The cure is love, and understanding, and empathy. To respect people enough so that they feel safe. In safety we confide. And if we feel safe and supported, we may dare take a chance. I bet psychologists already know this, and I’m not really telling anything new here. They can probably even tell me a great deal of nuance that I’m neglecting to include. Because do you see what I did there? I said I didn’t want to theorise over the backs of mental health patients, yet I did it anyway. Maybe I felt entitled, because I was one of them. And because I was one of them it had become a tangible thing to me. So I did that thing where I put my overburdening sense of abstract thought into it and found myself a solution. It worked for me, so I see value in describing it, so hopefully others can make it work for them too.
But one thing I do know: In doing so, I have a knack for crossing boundaries. I don’t care if they’re intellectual boundaries, personal boundaries, or psychological boundaries. I will find a way to take their very definitions and use them in a way that works for me. I don’t even see the malice in it, because I don’t think I have any malicious intent behind it. But I do know that if I’m not careful, I still have this capacity for oppressive behaviour in me. I believe in free will, so if I will it, I can choose oppression. There’s a dangerous capacity for corruption in me, although I don’t believe it’s unique to me. That’s why I’ve decided a long time ago that I must anchor myself in intellectual honesty, because if I cannot be honest and consistent, all bets are off. But it took me a long time to realise that even intellectual honesty is not enough. Because it doesn’t matter how much you believe that you’re being intellectually honest, a single honest intellectual mistake can undermine your entire ethos. That’s why we need to listen to reason and emotion. And also why we need to listen to others as well as ourselves. And that’s why I think establishing the Philosophy of Balance is a good thing, because it’s my attempt to give moral guidance, through both rational as well as empathic grounding. The philosophy is rooted in the deepest pits of metaphysics and scales all the way up to enlightened views on society.
And it’s been kind of a hard road for me to discover all these lessons. So it still baffles me that as a society we don’t see the value in guiding people along this path. I think it’s partly again a sense of trauma, a leftover of the rigidness from when religion prescribed our thinking. The rigidness that we struggled to get away from. We don’t want to repeat our past mistakes, so we don’t want to prescribe people what they must believe.

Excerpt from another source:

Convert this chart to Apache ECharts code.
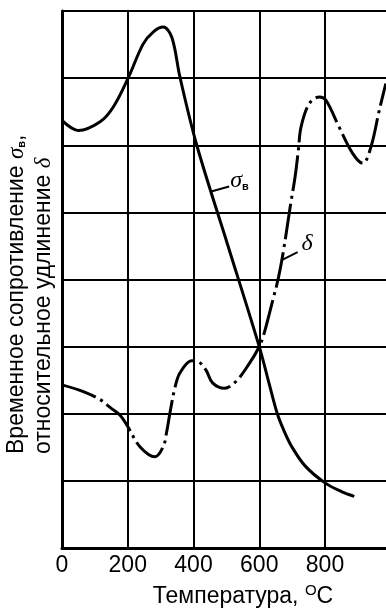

And that’s fair, I don’t want to prescribe people what they must believe either. The Philosophy of Balance is a statement against extremism, against corruption, and against bigotry. But it’s not a statement that tells you what to believe. I offer you my perspective and I hope you take away the parts that resonate with you. But I will not force you to take away anything. I know that I cannot, because to presume otherwise would be a betrayal of my respect for your free will.
I merely want to make people think. So they can learn to ask the right questions. So that they can find their ideas of truth.
And that’s something I believe we should embed in our education. In schools. Everyone should follow classes in philosophy. I would never presume to prescribe the Philosophy of Balance. But we need more philosophy in general. So that we learn to ask the right questions.
We all ask ourselves these questions anyway. As kids we must, in order to make sense of the world. We all find our subjective truths. But it’s all too easy to develop an incomplete understanding. One with blind spots, for empathy or boundaries, or even for objective truth altogether. We need to question our own understanding. And it’s really best we do this before we solidify into adulthood.
What we need is an education system that guides us into open-mindedness and leaves us with an understanding of the value of respect and empathy.